Job → Everything from the first line of the data through the line with "const errorSets = [controlErrors, expErrors];" is to be echoed exactly, minus the pictures.

Raw data →
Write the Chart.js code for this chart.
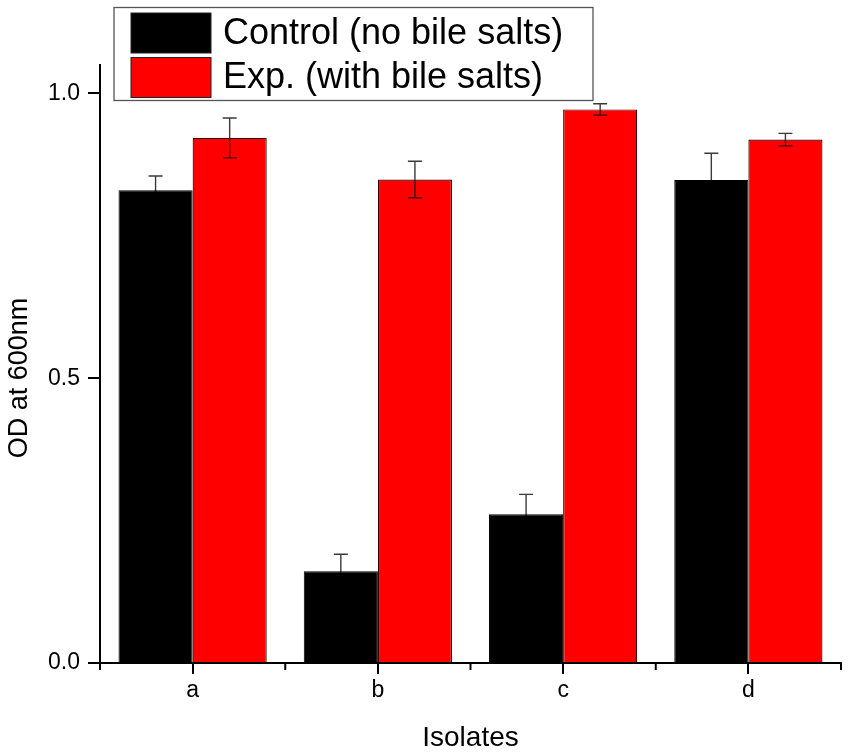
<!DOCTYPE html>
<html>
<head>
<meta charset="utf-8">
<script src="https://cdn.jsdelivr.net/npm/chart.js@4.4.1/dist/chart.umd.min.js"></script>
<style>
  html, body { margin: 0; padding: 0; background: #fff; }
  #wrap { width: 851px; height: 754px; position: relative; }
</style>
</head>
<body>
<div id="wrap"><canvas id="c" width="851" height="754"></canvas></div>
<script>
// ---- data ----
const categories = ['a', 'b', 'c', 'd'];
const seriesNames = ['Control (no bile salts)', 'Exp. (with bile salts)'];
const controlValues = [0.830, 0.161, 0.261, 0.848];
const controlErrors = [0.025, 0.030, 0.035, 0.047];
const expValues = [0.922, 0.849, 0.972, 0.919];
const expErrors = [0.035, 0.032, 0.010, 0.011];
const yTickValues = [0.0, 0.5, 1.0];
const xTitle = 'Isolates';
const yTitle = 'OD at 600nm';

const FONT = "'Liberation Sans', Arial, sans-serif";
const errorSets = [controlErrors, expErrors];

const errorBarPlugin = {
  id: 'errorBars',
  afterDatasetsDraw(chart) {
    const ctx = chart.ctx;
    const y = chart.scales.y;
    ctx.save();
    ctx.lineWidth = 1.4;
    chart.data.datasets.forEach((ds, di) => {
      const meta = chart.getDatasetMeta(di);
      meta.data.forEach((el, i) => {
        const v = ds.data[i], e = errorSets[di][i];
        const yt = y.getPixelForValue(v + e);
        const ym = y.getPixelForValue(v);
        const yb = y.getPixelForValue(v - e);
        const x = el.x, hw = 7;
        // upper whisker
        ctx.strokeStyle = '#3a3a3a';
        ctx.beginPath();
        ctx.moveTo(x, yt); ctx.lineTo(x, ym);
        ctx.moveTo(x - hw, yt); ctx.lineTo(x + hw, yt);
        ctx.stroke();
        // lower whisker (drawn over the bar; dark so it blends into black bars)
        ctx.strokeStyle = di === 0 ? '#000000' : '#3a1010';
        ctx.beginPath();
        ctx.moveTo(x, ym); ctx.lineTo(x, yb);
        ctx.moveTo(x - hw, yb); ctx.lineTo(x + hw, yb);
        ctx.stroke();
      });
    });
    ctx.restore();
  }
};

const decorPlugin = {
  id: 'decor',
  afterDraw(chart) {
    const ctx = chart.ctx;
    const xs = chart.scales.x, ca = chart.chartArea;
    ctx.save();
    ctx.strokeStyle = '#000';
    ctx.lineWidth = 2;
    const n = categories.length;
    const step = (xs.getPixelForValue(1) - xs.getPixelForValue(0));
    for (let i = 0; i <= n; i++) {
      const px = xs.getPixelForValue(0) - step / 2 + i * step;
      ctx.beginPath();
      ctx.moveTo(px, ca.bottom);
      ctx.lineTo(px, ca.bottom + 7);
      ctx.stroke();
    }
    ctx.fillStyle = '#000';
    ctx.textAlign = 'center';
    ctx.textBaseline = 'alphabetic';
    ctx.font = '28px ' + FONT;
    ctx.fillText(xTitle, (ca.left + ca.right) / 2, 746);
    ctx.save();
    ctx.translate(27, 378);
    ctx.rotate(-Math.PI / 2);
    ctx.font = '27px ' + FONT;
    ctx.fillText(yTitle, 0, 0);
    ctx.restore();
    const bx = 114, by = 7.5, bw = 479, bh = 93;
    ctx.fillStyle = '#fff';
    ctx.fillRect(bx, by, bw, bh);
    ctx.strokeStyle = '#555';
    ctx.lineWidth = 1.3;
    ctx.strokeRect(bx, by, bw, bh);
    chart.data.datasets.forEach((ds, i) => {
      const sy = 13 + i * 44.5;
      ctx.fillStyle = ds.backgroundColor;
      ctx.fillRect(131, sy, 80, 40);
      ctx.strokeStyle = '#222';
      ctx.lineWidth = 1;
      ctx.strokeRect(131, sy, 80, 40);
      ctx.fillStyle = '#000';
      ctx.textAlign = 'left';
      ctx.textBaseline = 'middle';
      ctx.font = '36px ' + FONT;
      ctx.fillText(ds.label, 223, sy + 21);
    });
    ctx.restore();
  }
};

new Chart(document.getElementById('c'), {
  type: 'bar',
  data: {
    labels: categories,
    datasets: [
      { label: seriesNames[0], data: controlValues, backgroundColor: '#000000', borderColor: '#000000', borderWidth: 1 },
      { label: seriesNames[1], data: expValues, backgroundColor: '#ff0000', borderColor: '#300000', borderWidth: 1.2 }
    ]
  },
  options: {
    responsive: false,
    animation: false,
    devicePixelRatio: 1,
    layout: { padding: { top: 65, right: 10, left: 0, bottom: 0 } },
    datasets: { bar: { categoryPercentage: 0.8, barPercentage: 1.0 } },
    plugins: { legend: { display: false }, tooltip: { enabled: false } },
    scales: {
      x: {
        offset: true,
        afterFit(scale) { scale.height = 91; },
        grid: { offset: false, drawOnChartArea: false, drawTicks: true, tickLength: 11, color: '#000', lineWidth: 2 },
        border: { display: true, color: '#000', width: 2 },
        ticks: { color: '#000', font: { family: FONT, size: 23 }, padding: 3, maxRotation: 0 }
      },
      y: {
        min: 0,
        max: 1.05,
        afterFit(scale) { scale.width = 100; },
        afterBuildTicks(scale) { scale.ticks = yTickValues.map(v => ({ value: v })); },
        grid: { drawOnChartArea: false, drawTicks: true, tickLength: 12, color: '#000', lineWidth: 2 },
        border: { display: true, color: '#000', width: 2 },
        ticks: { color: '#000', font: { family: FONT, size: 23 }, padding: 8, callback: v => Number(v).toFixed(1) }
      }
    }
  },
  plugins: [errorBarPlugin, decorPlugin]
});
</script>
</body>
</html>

Output →
Write the Chart.js code for this chart.
<!DOCTYPE html>
<html>
<head>
<meta charset="utf-8">
<script src="https://cdn.jsdelivr.net/npm/chart.js@4.4.1/dist/chart.umd.min.js"></script>
<style>
  html, body { margin: 0; padding: 0; background: #fff; }
  #wrap { width: 851px; height: 754px; position: relative; }
</style>
</head>
<body>
<div id="wrap"><canvas id="c" width="851" height="754"></canvas></div>
<script>
// ---- data ----
const categories = ['a', 'b', 'c', 'd'];
const seriesNames = ['Control (no bile salts)', 'Exp. (with bile salts)'];
const controlValues = [0.830, 0.161, 0.261, 0.848];
const controlErrors = [0.025, 0.030, 0.035, 0.047];
const expValues = [0.922, 0.849, 0.972, 0.919];
const expErrors = [0.035, 0.032, 0.010, 0.011];
const yTickValues = [0.0, 0.5, 1.0];
const xTitle = 'Isolates';
const yTitle = 'OD at 600nm';

const FONT = "'Liberation Sans', Arial, sans-serif";
const errorSets = [controlErrors, expErrors];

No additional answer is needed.